__TASK REQUIREMENTS__: Pictures do not belong in your copy. Repeat all the other data exactly.

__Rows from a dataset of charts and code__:
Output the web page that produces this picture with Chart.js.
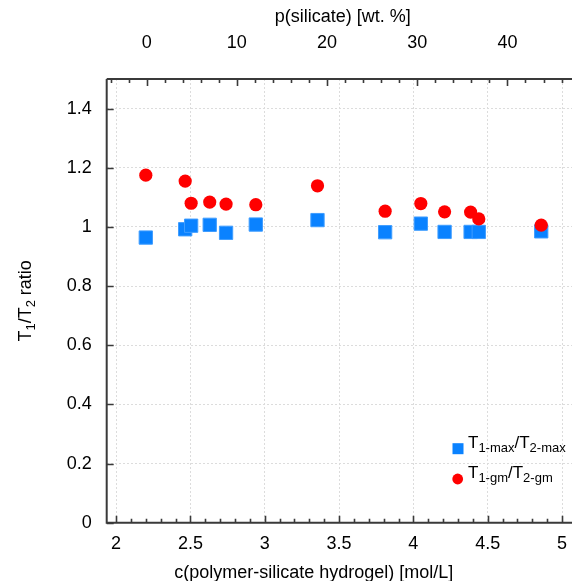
<!DOCTYPE html>
<html>
<head>
<meta charset="utf-8">
<script src="https://cdn.jsdelivr.net/npm/chart.js@4/dist/chart.umd.min.js"></script>
<style>
  html, body { margin: 0; padding: 0; overflow: hidden; background: #fff; }
  canvas { display: block; }
</style>
</head>
<body>
<canvas id="c" width="600" height="581"></canvas>
<script>
// Hydrogel concentration c [mol/L] for each sample
const concentration = [2.2, 2.465, 2.505, 2.63, 2.74, 2.94, 3.355, 3.81, 4.05, 4.21, 4.385, 4.44, 4.86];
// T1/T2 ratio from the relaxation-time maxima
const ratioMax = [0.964, 0.992, 1.004, 1.007, 0.980, 1.008, 1.023, 0.982, 1.011, 0.983, 0.983, 0.983, 0.985];
// T1/T2 ratio from the geometric means
const ratioGm = [1.175, 1.155, 1.080, 1.084, 1.077, 1.075, 1.139, 1.053, 1.079, 1.051, 1.050, 1.027, 1.006];

// Tick labels
const concentrationTicks = [2, 2.5, 3, 3.5, 4, 4.5, 5];
const silicateTicks = [0, 10, 20, 30, 40];
const ratioTicks = [0, 0.2, 0.4, 0.6, 0.8, 1, 1.2, 1.4];

const FONT = '"Liberation Sans", Arial, Helvetica, sans-serif';
const AXIS_COLOR = '#3a3a3a';
const BLUE = '#0a82ff';
const RED = '#ff0000';

const points = ys => concentration.map((c, i) => ({ x: c, y: ys[i] }));
const fmt = v => String(+v.toFixed(2));

// Text with sub-scripted parts: [[text, isSub], ...]
function drawRich(ctx, parts, x, y, size, subSize, subDrop) {
  let cx = x;
  for (const [t, sub] of parts) {
    ctx.font = (sub ? subSize : size) + 'px ' + FONT;
    ctx.fillText(t, cx, sub ? y + subDrop : y);
    cx += ctx.measureText(t).width;
  }
  return cx - x;
}
function richWidth(ctx, parts, size, subSize) {
  let w = 0;
  for (const [t, sub] of parts) {
    ctx.font = (sub ? subSize : size) + 'px ' + FONT;
    w += ctx.measureText(t).width;
  }
  return w;
}

// Axis frame with inward major/minor ticks, titles and legend
const framePlugin = {
  id: 'frame',
  afterDraw(chart) {
    const { ctx, chartArea: a, scales } = chart;
    const xs = scales.x, xt = scales.xTop, ys = scales.y;
    ctx.save();
    ctx.strokeStyle = AXIS_COLOR;
    ctx.lineWidth = 2;
    ctx.beginPath();
    ctx.moveTo(a.left, a.top);
    ctx.lineTo(a.left, a.bottom);
    ctx.lineTo(a.right, a.bottom);
    ctx.moveTo(a.left, a.top);
    ctx.lineTo(a.right, a.top);
    ctx.stroke();

    ctx.lineWidth = 1.6;
    ctx.beginPath();
    // bottom axis: minor every 0.1, major every 0.5
    for (let k = 19; k <= 51; k++) {
      const v = k / 10;
      if (v < xs.min || v > xs.max) continue;
      const px = Math.round(xs.getPixelForValue(v)) + 0.5;
      const len = k % 5 === 0 ? 7 : 4;
      ctx.moveTo(px, a.bottom);
      ctx.lineTo(px, a.bottom - len);
    }
    // top axis: minor every 2, major every 10
    for (let p = -4; p <= 48; p += 2) {
      if (p < xt.min || p > xt.max) continue;
      const px = Math.round(xt.getPixelForValue(p)) + 0.5;
      const len = p % 10 === 0 ? 7 : 4;
      ctx.moveTo(px, a.top);
      ctx.lineTo(px, a.top + len);
    }
    // left axis
    for (const v of ratioTicks) {
      const py = Math.round(ys.getPixelForValue(v)) + 0.5;
      ctx.moveTo(a.left, py);
      ctx.lineTo(a.left + 7, py);
    }
    ctx.stroke();

    // axis titles
    ctx.fillStyle = '#000';
    ctx.textAlign = 'center';
    ctx.textBaseline = 'alphabetic';
    ctx.font = '18px ' + FONT;
    ctx.fillText('p(silicate) [wt. %]', a.left + 236, 21.5);
    ctx.fillText('c(polymer-silicate hydrogel) [mol/L]', a.left + 207, 578);

    // rotated y title
    ctx.save();
    ctx.translate(31, (a.top + a.bottom) / 2);
    ctx.rotate(-Math.PI / 2);
    ctx.textAlign = 'left';
    const yParts = [['T', false], ['1', true], ['/T', false], ['2', true], [' ratio', false]];
    const yw = richWidth(ctx, yParts, 18, 13);
    drawRich(ctx, yParts, -yw / 2, 0, 18, 13, 4);
    ctx.restore();

    // legend
    ctx.textAlign = 'left';
    ctx.fillStyle = BLUE;
    ctx.fillRect(452.5, 443.2, 11, 11);
    ctx.fillStyle = RED;
    ctx.beginPath();
    ctx.arc(457.7, 479, 5.4, 0, Math.PI * 2);
    ctx.fill();
    ctx.fillStyle = '#000';
    drawRich(ctx, [['T', false], ['1-max', true], ['/T', false], ['2-max', true]], 468, 448.2, 17, 13, 3.6);
    drawRich(ctx, [['T', false], ['1-gm', true], ['/T', false], ['2-gm', true]], 468, 478.3, 17, 13, 3.6);
    ctx.restore();
  }
};

const tickFont = { family: FONT, size: 18 };

new Chart(document.getElementById('c'), {
  type: 'scatter',
  data: {
    datasets: [
      {
        label: 'T1-gm/T2-gm',
        data: points(ratioGm),
        pointStyle: 'circle',
        pointRadius: 6.6,
        pointHoverRadius: 6.6,
        backgroundColor: RED,
        borderColor: RED,
        borderWidth: 0
      },
      {
        label: 'T1-max/T2-max',
        data: points(ratioMax),
        pointStyle: 'rect',
        pointRadius: 9.4,
        pointHoverRadius: 9.4,
        backgroundColor: BLUE,
        borderColor: '#3f9dff',
        borderWidth: 1
      }
    ]
  },
  options: {
    responsive: false,
    animation: false,
    devicePixelRatio: 1,
    layout: { padding: { left: 0, right: 23.1, top: 0, bottom: 0 } },
    plugins: { legend: { display: false }, tooltip: { enabled: false } },
    scales: {
      x: {
        type: 'linear',
        position: 'bottom',
        min: 1.937,
        max: 5.1,
        afterFit: s => { s.height = 58.3; },
        afterBuildTicks: s => { s.ticks = concentrationTicks.map(v => ({ value: v })); },
        ticks: { font: tickFont, color: '#000', padding: 11, maxRotation: 0, callback: v => fmt(v) },
        grid: { color: '#dcdcdc', lineWidth: 1, drawTicks: false },
        border: { display: false, dash: [2, 2] }
      },
      xTop: {
        type: 'linear',
        position: 'top',
        min: -4.43,
        max: 47.7,
        afterFit: s => { s.height = 79; },
        afterBuildTicks: s => { s.ticks = silicateTicks.map(v => ({ value: v })); },
        ticks: { font: tickFont, color: '#000', padding: 25, maxRotation: 0, callback: v => fmt(v) },
        grid: { display: false, drawTicks: false },
        border: { display: false }
      },
      y: {
        type: 'linear',
        position: 'left',
        min: 0,
        max: 1.5,
        afterFit: s => { s.width = 106.7; },
        afterBuildTicks: s => { s.ticks = ratioTicks.map(v => ({ value: v })); },
        ticks: { font: tickFont, color: '#000', padding: 15, callback: v => fmt(v) },
        grid: { color: '#dcdcdc', lineWidth: 1, drawTicks: false },
        border: { display: false, dash: [2, 2] }
      }
    }
  },
  plugins: [framePlugin]
});
</script>
</body>
</html>
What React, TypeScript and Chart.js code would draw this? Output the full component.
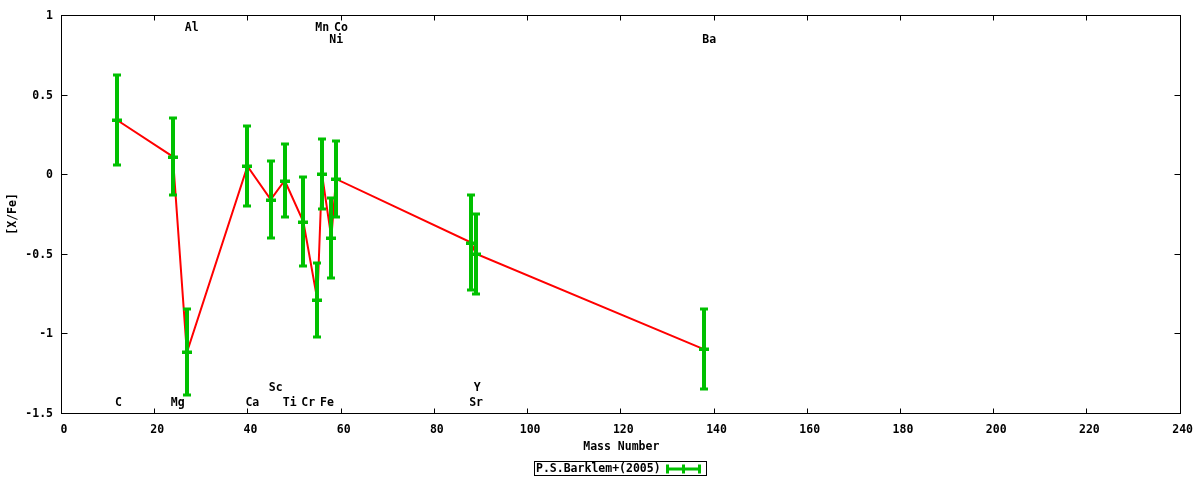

__THE REPLY__:
Output the web page that produces this picture with Chart.js.
<!DOCTYPE html>
<html>
<head>
<meta charset="utf-8">
<script src="https://cdn.jsdelivr.net/npm/chart.js@4/dist/chart.umd.min.js"></script>
<style>
  html, body { margin: 0; padding: 0; overflow: hidden; background: #fff; }
  canvas { display: block; }
</style>
</head>
<body>
<canvas id="c" width="600" height="581"></canvas>
<script>
// Hydrogel concentration c [mol/L] for each sample
const concentration = [2.2, 2.465, 2.505, 2.63, 2.74, 2.94, 3.355, 3.81, 4.05, 4.21, 4.385, 4.44, 4.86];
// T1/T2 ratio from the relaxation-time maxima
const ratioMax = [0.964, 0.992, 1.004, 1.007, 0.980, 1.008, 1.023, 0.982, 1.011, 0.983, 0.983, 0.983, 0.985];
// T1/T2 ratio from the geometric means
const ratioGm = [1.175, 1.155, 1.080, 1.084, 1.077, 1.075, 1.139, 1.053, 1.079, 1.051, 1.050, 1.027, 1.006];

// Tick labels
const concentrationTicks = [2, 2.5, 3, 3.5, 4, 4.5, 5];
const silicateTicks = [0, 10, 20, 30, 40];
const ratioTicks = [0, 0.2, 0.4, 0.6, 0.8, 1, 1.2, 1.4];

const FONT = '"Liberation Sans", Arial, Helvetica, sans-serif';
const AXIS_COLOR = '#3a3a3a';
const BLUE = '#0a82ff';
const RED = '#ff0000';

const points = ys => concentration.map((c, i) => ({ x: c, y: ys[i] }));
const fmt = v => String(+v.toFixed(2));

// Text with sub-scripted parts: [[text, isSub], ...]
function drawRich(ctx, parts, x, y, size, subSize, subDrop) {
  let cx = x;
  for (const [t, sub] of parts) {
    ctx.font = (sub ? subSize : size) + 'px ' + FONT;
    ctx.fillText(t, cx, sub ? y + subDrop : y);
    cx += ctx.measureText(t).width;
  }
  return cx - x;
}
function richWidth(ctx, parts, size, subSize) {
  let w = 0;
  for (const [t, sub] of parts) {
    ctx.font = (sub ? subSize : size) + 'px ' + FONT;
    w += ctx.measureText(t).width;
  }
  return w;
}

// Axis frame with inward major/minor ticks, titles and legend
const framePlugin = {
  id: 'frame',
  afterDraw(chart) {
    const { ctx, chartArea: a, scales } = chart;
    const xs = scales.x, xt = scales.xTop, ys = scales.y;
    ctx.save();
    ctx.strokeStyle = AXIS_COLOR;
    ctx.lineWidth = 2;
    ctx.beginPath();
    ctx.moveTo(a.left, a.top);
    ctx.lineTo(a.left, a.bottom);
    ctx.lineTo(a.right, a.bottom);
    ctx.moveTo(a.left, a.top);
    ctx.lineTo(a.right, a.top);
    ctx.stroke();

    ctx.lineWidth = 1.6;
    ctx.beginPath();
    // bottom axis: minor every 0.1, major every 0.5
    for (let k = 19; k <= 51; k++) {
      const v = k / 10;
      if (v < xs.min || v > xs.max) continue;
      const px = Math.round(xs.getPixelForValue(v)) + 0.5;
      const len = k % 5 === 0 ? 7 : 4;
      ctx.moveTo(px, a.bottom);
      ctx.lineTo(px, a.bottom - len);
    }
    // top axis: minor every 2, major every 10
    for (let p = -4; p <= 48; p += 2) {
      if (p < xt.min || p > xt.max) continue;
      const px = Math.round(xt.getPixelForValue(p)) + 0.5;
      const len = p % 10 === 0 ? 7 : 4;
      ctx.moveTo(px, a.top);
      ctx.lineTo(px, a.top + len);
    }
    // left axis
    for (const v of ratioTicks) {
      const py = Math.round(ys.getPixelForValue(v)) + 0.5;
      ctx.moveTo(a.left, py);
      ctx.lineTo(a.left + 7, py);
    }
    ctx.stroke();

    // axis titles
    ctx.fillStyle = '#000';
    ctx.textAlign = 'center';
    ctx.textBaseline = 'alphabetic';
    ctx.font = '18px ' + FONT;
    ctx.fillText('p(silicate) [wt. %]', a.left + 236, 21.5);
    ctx.fillText('c(polymer-silicate hydrogel) [mol/L]', a.left + 207, 578);

    // rotated y title
    ctx.save();
    ctx.translate(31, (a.top + a.bottom) / 2);
    ctx.rotate(-Math.PI / 2);
    ctx.textAlign = 'left';
    const yParts = [['T', false], ['1', true], ['/T', false], ['2', true], [' ratio', false]];
    const yw = richWidth(ctx, yParts, 18, 13);
    drawRich(ctx, yParts, -yw / 2, 0, 18, 13, 4);
    ctx.restore();

    // legend
    ctx.textAlign = 'left';
    ctx.fillStyle = BLUE;
    ctx.fillRect(452.5, 443.2, 11, 11);
    ctx.fillStyle = RED;
    ctx.beginPath();
    ctx.arc(457.7, 479, 5.4, 0, Math.PI * 2);
    ctx.fill();
    ctx.fillStyle = '#000';
    drawRich(ctx, [['T', false], ['1-max', true], ['/T', false], ['2-max', true]], 468, 448.2, 17, 13, 3.6);
    drawRich(ctx, [['T', false], ['1-gm', true], ['/T', false], ['2-gm', true]], 468, 478.3, 17, 13, 3.6);
    ctx.restore();
  }
};

const tickFont = { family: FONT, size: 18 };

new Chart(document.getElementById('c'), {
  type: 'scatter',
  data: {
    datasets: [
      {
        label: 'T1-gm/T2-gm',
        data: points(ratioGm),
        pointStyle: 'circle',
        pointRadius: 6.6,
        pointHoverRadius: 6.6,
        backgroundColor: RED,
        borderColor: RED,
        borderWidth: 0
      },
      {
        label: 'T1-max/T2-max',
        data: points(ratioMax),
        pointStyle: 'rect',
        pointRadius: 9.4,
        pointHoverRadius: 9.4,
        backgroundColor: BLUE,
        borderColor: '#3f9dff',
        borderWidth: 1
      }
    ]
  },
  options: {
    responsive: false,
    animation: false,
    devicePixelRatio: 1,
    layout: { padding: { left: 0, right: 23.1, top: 0, bottom: 0 } },
    plugins: { legend: { display: false }, tooltip: { enabled: false } },
    scales: {
      x: {
        type: 'linear',
        position: 'bottom',
        min: 1.937,
        max: 5.1,
        afterFit: s => { s.height = 58.3; },
        afterBuildTicks: s => { s.ticks = concentrationTicks.map(v => ({ value: v })); },
        ticks: { font: tickFont, color: '#000', padding: 11, maxRotation: 0, callback: v => fmt(v) },
        grid: { color: '#dcdcdc', lineWidth: 1, drawTicks: false },
        border: { display: false, dash: [2, 2] }
      },
      xTop: {
        type: 'linear',
        position: 'top',
        min: -4.43,
        max: 47.7,
        afterFit: s => { s.height = 79; },
        afterBuildTicks: s => { s.ticks = silicateTicks.map(v => ({ value: v })); },
        ticks: { font: tickFont, color: '#000', padding: 25, maxRotation: 0, callback: v => fmt(v) },
        grid: { display: false, drawTicks: false },
        border: { display: false }
      },
      y: {
        type: 'linear',
        position: 'left',
        min: 0,
        max: 1.5,
        afterFit: s => { s.width = 106.7; },
        afterBuildTicks: s => { s.ticks = ratioTicks.map(v => ({ value: v })); },
        ticks: { font: tickFont, color: '#000', padding: 15, callback: v => fmt(v) },
        grid: { color: '#dcdcdc', lineWidth: 1, drawTicks: false },
        border: { display: false, dash: [2, 2] }
      }
    }
  },
  plugins: [framePlugin]
});
</script>
</body>
</html>
What React, TypeScript and Chart.js code would draw this? Output the full component.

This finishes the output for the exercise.